Problem requirements → Quote each line of the material verbatim, without the pictures.

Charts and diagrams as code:
________________

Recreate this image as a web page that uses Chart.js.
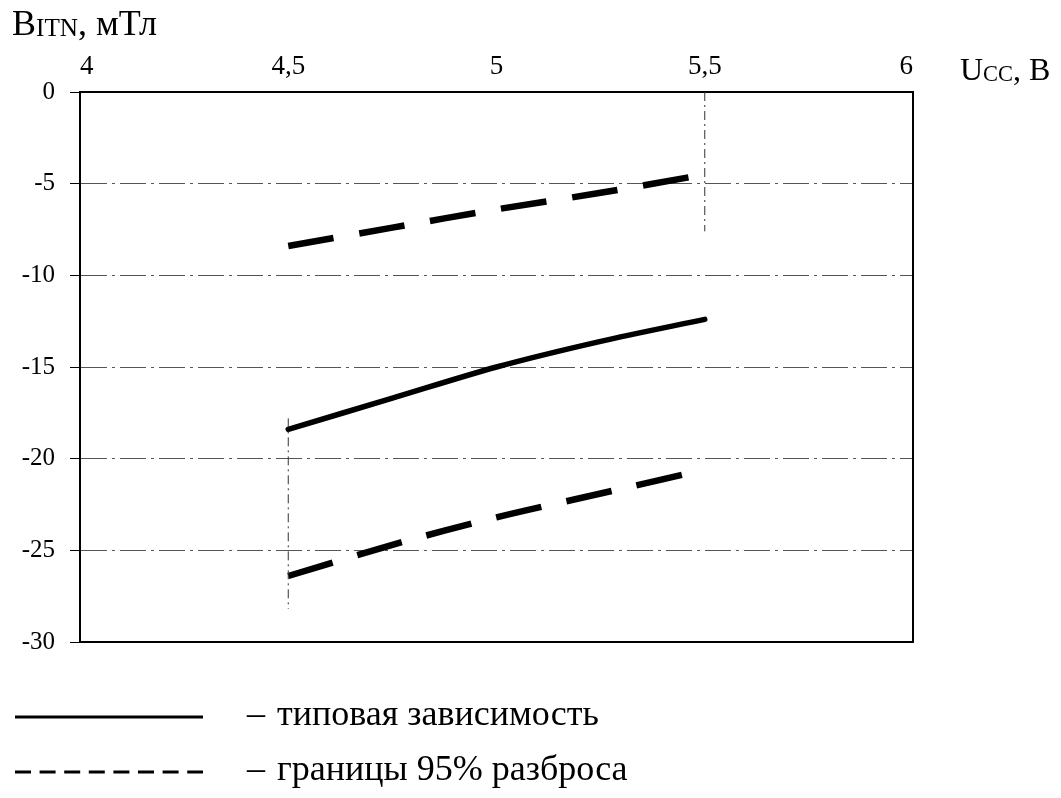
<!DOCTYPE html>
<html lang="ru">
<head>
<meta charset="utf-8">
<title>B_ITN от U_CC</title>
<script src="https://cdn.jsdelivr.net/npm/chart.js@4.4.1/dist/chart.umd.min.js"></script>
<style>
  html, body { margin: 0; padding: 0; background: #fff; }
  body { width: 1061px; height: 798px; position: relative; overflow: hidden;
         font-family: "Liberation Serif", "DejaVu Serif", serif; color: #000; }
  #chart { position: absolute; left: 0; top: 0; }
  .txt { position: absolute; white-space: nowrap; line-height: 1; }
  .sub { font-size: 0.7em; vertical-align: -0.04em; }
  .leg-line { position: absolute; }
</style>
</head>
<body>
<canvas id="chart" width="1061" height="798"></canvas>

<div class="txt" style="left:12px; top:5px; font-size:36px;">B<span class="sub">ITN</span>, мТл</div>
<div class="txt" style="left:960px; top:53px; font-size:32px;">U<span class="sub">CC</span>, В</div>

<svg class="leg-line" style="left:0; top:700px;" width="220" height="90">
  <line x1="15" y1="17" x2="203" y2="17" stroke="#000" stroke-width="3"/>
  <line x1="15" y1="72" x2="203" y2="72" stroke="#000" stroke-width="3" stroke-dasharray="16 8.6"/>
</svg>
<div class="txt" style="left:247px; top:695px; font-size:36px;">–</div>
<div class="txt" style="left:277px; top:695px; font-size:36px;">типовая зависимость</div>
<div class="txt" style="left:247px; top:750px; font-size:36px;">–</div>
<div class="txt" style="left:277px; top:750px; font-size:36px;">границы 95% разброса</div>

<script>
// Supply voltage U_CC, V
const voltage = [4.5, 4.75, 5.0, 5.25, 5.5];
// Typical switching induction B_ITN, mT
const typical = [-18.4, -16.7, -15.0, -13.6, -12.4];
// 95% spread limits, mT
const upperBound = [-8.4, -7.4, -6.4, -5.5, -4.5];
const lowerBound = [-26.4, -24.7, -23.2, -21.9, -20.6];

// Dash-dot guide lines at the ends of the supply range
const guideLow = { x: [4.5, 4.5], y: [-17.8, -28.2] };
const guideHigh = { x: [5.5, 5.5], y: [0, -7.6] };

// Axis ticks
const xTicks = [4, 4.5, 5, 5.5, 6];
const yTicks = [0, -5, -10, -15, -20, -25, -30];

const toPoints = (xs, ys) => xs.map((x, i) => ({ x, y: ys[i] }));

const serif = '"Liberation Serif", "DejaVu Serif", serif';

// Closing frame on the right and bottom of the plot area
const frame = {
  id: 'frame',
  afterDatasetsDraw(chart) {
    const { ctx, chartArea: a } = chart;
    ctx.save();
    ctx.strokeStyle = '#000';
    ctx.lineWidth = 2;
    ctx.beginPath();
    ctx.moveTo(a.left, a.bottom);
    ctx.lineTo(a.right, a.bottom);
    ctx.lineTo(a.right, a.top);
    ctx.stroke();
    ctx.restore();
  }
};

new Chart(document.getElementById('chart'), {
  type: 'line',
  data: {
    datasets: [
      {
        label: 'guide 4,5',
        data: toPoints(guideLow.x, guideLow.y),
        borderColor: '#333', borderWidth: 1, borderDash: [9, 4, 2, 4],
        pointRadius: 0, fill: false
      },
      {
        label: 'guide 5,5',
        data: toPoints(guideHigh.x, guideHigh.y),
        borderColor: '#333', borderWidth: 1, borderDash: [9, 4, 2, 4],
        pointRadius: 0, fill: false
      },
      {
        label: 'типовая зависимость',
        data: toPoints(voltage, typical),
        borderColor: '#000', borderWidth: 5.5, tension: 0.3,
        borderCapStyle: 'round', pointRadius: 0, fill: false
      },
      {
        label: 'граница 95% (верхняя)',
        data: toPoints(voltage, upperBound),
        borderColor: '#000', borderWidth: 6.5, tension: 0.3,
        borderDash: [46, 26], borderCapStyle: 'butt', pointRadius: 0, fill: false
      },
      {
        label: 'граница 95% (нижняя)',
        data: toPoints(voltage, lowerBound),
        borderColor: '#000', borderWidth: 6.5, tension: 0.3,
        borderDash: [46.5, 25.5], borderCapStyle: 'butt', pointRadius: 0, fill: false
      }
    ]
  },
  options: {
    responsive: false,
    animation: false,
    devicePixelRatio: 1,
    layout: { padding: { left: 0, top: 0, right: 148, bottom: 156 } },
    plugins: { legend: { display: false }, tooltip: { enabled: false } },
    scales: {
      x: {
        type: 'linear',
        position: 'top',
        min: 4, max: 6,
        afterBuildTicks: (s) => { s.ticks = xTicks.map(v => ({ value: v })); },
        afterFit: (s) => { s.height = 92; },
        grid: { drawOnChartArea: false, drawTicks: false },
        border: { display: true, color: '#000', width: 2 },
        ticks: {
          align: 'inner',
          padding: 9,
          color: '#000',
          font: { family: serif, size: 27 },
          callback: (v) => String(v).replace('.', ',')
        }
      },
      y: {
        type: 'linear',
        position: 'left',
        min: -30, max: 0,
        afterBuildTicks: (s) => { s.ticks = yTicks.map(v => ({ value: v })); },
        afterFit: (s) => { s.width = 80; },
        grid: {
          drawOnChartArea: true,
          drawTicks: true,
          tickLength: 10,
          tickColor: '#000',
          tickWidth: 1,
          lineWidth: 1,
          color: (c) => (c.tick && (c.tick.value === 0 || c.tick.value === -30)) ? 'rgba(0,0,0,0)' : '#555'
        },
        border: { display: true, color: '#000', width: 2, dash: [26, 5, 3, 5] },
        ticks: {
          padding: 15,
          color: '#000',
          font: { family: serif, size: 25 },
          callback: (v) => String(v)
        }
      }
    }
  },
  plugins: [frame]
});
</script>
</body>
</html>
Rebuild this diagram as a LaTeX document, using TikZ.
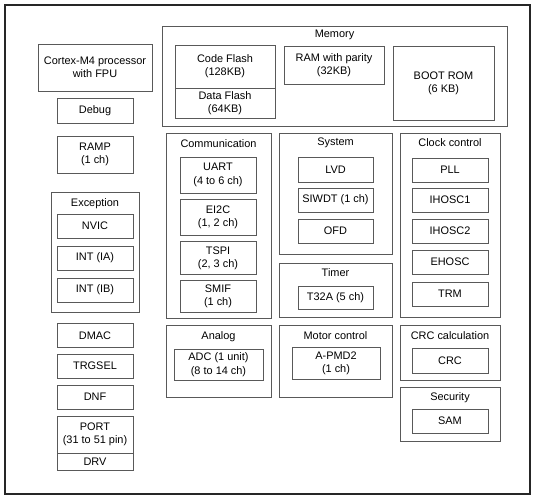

________________

Exercise answer →
Recreate this image as a web page that uses Chart.js.
<!DOCTYPE html>
<html lang="ru">
<head>
<meta charset="utf-8">
<title>B_ITN от U_CC</title>
<script src="https://cdn.jsdelivr.net/npm/chart.js@4.4.1/dist/chart.umd.min.js"></script>
<style>
  html, body { margin: 0; padding: 0; background: #fff; }
  body { width: 1061px; height: 798px; position: relative; overflow: hidden;
         font-family: "Liberation Serif", "DejaVu Serif", serif; color: #000; }
  #chart { position: absolute; left: 0; top: 0; }
  .txt { position: absolute; white-space: nowrap; line-height: 1; }
  .sub { font-size: 0.7em; vertical-align: -0.04em; }
  .leg-line { position: absolute; }
</style>
</head>
<body>
<canvas id="chart" width="1061" height="798"></canvas>

<div class="txt" style="left:12px; top:5px; font-size:36px;">B<span class="sub">ITN</span>, мТл</div>
<div class="txt" style="left:960px; top:53px; font-size:32px;">U<span class="sub">CC</span>, В</div>

<svg class="leg-line" style="left:0; top:700px;" width="220" height="90">
  <line x1="15" y1="17" x2="203" y2="17" stroke="#000" stroke-width="3"/>
  <line x1="15" y1="72" x2="203" y2="72" stroke="#000" stroke-width="3" stroke-dasharray="16 8.6"/>
</svg>
<div class="txt" style="left:247px; top:695px; font-size:36px;">–</div>
<div class="txt" style="left:277px; top:695px; font-size:36px;">типовая зависимость</div>
<div class="txt" style="left:247px; top:750px; font-size:36px;">–</div>
<div class="txt" style="left:277px; top:750px; font-size:36px;">границы 95% разброса</div>

<script>
// Supply voltage U_CC, V
const voltage = [4.5, 4.75, 5.0, 5.25, 5.5];
// Typical switching induction B_ITN, mT
const typical = [-18.4, -16.7, -15.0, -13.6, -12.4];
// 95% spread limits, mT
const upperBound = [-8.4, -7.4, -6.4, -5.5, -4.5];
const lowerBound = [-26.4, -24.7, -23.2, -21.9, -20.6];

// Dash-dot guide lines at the ends of the supply range
const guideLow = { x: [4.5, 4.5], y: [-17.8, -28.2] };
const guideHigh = { x: [5.5, 5.5], y: [0, -7.6] };

// Axis ticks
const xTicks = [4, 4.5, 5, 5.5, 6];
const yTicks = [0, -5, -10, -15, -20, -25, -30];

const toPoints = (xs, ys) => xs.map((x, i) => ({ x, y: ys[i] }));

const serif = '"Liberation Serif", "DejaVu Serif", serif';

// Closing frame on the right and bottom of the plot area
const frame = {
  id: 'frame',
  afterDatasetsDraw(chart) {
    const { ctx, chartArea: a } = chart;
    ctx.save();
    ctx.strokeStyle = '#000';
    ctx.lineWidth = 2;
    ctx.beginPath();
    ctx.moveTo(a.left, a.bottom);
    ctx.lineTo(a.right, a.bottom);
    ctx.lineTo(a.right, a.top);
    ctx.stroke();
    ctx.restore();
  }
};

new Chart(document.getElementById('chart'), {
  type: 'line',
  data: {
    datasets: [
      {
        label: 'guide 4,5',
        data: toPoints(guideLow.x, guideLow.y),
        borderColor: '#333', borderWidth: 1, borderDash: [9, 4, 2, 4],
        pointRadius: 0, fill: false
      },
      {
        label: 'guide 5,5',
        data: toPoints(guideHigh.x, guideHigh.y),
        borderColor: '#333', borderWidth: 1, borderDash: [9, 4, 2, 4],
        pointRadius: 0, fill: false
      },
      {
        label: 'типовая зависимость',
        data: toPoints(voltage, typical),
        borderColor: '#000', borderWidth: 5.5, tension: 0.3,
        borderCapStyle: 'round', pointRadius: 0, fill: false
      },
      {
        label: 'граница 95% (верхняя)',
        data: toPoints(voltage, upperBound),
        borderColor: '#000', borderWidth: 6.5, tension: 0.3,
        borderDash: [46, 26], borderCapStyle: 'butt', pointRadius: 0, fill: false
      },
      {
        label: 'граница 95% (нижняя)',
        data: toPoints(voltage, lowerBound),
        borderColor: '#000', borderWidth: 6.5, tension: 0.3,
        borderDash: [46.5, 25.5], borderCapStyle: 'butt', pointRadius: 0, fill: false
      }
    ]
  },
  options: {
    responsive: false,
    animation: false,
    devicePixelRatio: 1,
    layout: { padding: { left: 0, top: 0, right: 148, bottom: 156 } },
    plugins: { legend: { display: false }, tooltip: { enabled: false } },
    scales: {
      x: {
        type: 'linear',
        position: 'top',
        min: 4, max: 6,
        afterBuildTicks: (s) => { s.ticks = xTicks.map(v => ({ value: v })); },
        afterFit: (s) => { s.height = 92; },
        grid: { drawOnChartArea: false, drawTicks: false },
        border: { display: true, color: '#000', width: 2 },
        ticks: {
          align: 'inner',
          padding: 9,
          color: '#000',
          font: { family: serif, size: 27 },
          callback: (v) => String(v).replace('.', ',')
        }
      },
      y: {
        type: 'linear',
        position: 'left',
        min: -30, max: 0,
        afterBuildTicks: (s) => { s.ticks = yTicks.map(v => ({ value: v })); },
        afterFit: (s) => { s.width = 80; },
        grid: {
          drawOnChartArea: true,
          drawTicks: true,
          tickLength: 10,
          tickColor: '#000',
          tickWidth: 1,
          lineWidth: 1,
          color: (c) => (c.tick && (c.tick.value === 0 || c.tick.value === -30)) ? 'rgba(0,0,0,0)' : '#555'
        },
        border: { display: true, color: '#000', width: 2, dash: [26, 5, 3, 5] },
        ticks: {
          padding: 15,
          color: '#000',
          font: { family: serif, size: 25 },
          callback: (v) => String(v)
        }
      }
    }
  },
  plugins: [frame]
});
</script>
</body>
</html>
Rebuild this diagram as a LaTeX document, using TikZ.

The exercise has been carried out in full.